Threat Hunting Queries

Hunt for build runners connecting to domains not seen before, processes reading .npmrc, .env, SSH, cloud, or package manager config files during install, and packages that run shell commands from lifecycle scripts. These behaviors do not always prove malicious intent, but they are strong triage candidates.

Store those observations with package name and version so future incidents can be correlated quickly.

Threat Intelligence Takeaway

Malicious npm packages often reveal themselves through infrastructure: exfiltration domains, callback servers, suspicious hosting, and reused attacker patterns. Package metadata matters, but network behavior closes the loop.

isMalicious helps enrich the domains and IPs contacted by developer machines and CI runners.
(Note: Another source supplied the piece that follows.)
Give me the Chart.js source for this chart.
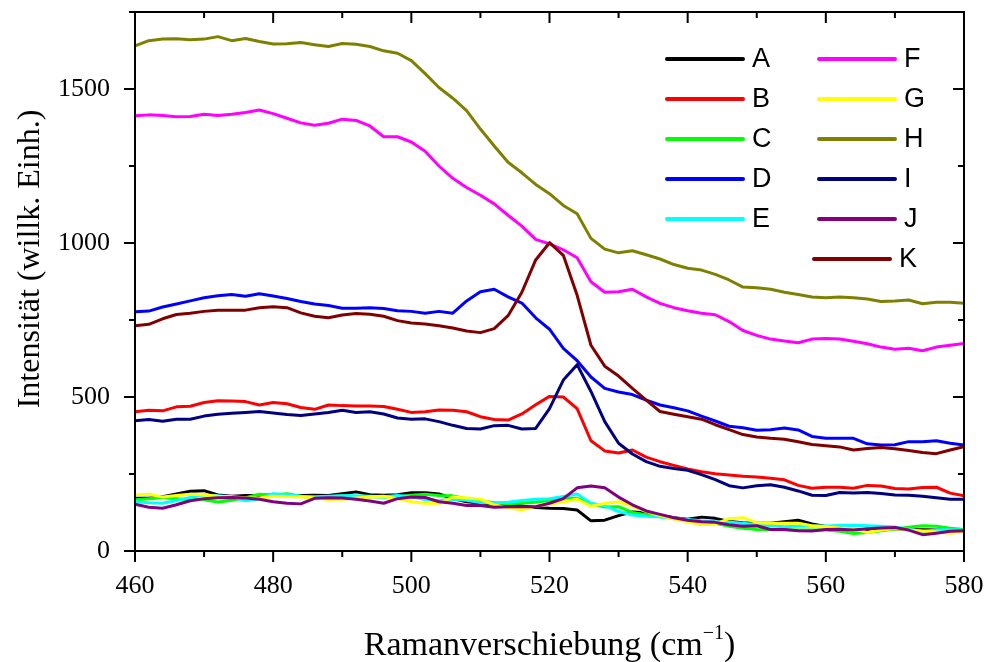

When a dependency reaches outside the expected ecosystem, reputation context can turn a strange build log into an actionable incident.

FAQ

Frequently asked questions

How do malicious npm packages compromise organizations?
They run code during install, impersonate trusted packages, abuse dependency confusion, compromise maintainers, or hide payloads that steal environment variables, tokens, source code, and build secrets.
What npm package behaviors are suspicious?
Suspicious behaviors include postinstall scripts, obfuscated code, network calls during install, credential file access, newly published lookalike packages, and sudden maintainer or ownership changes.
How can CI/CD reduce malicious package risk?
Use lockfiles, private registries, package allowlists, install script restrictions, dependency review, secret scanning, isolated builds, and egress controls for build runners.
What should teams do after finding a malicious dependency?
Remove it, rebuild from clean environments, rotate exposed secrets, inspect build logs and artifacts, identify affected versions, and search for outbound connections to malicious infrastructure.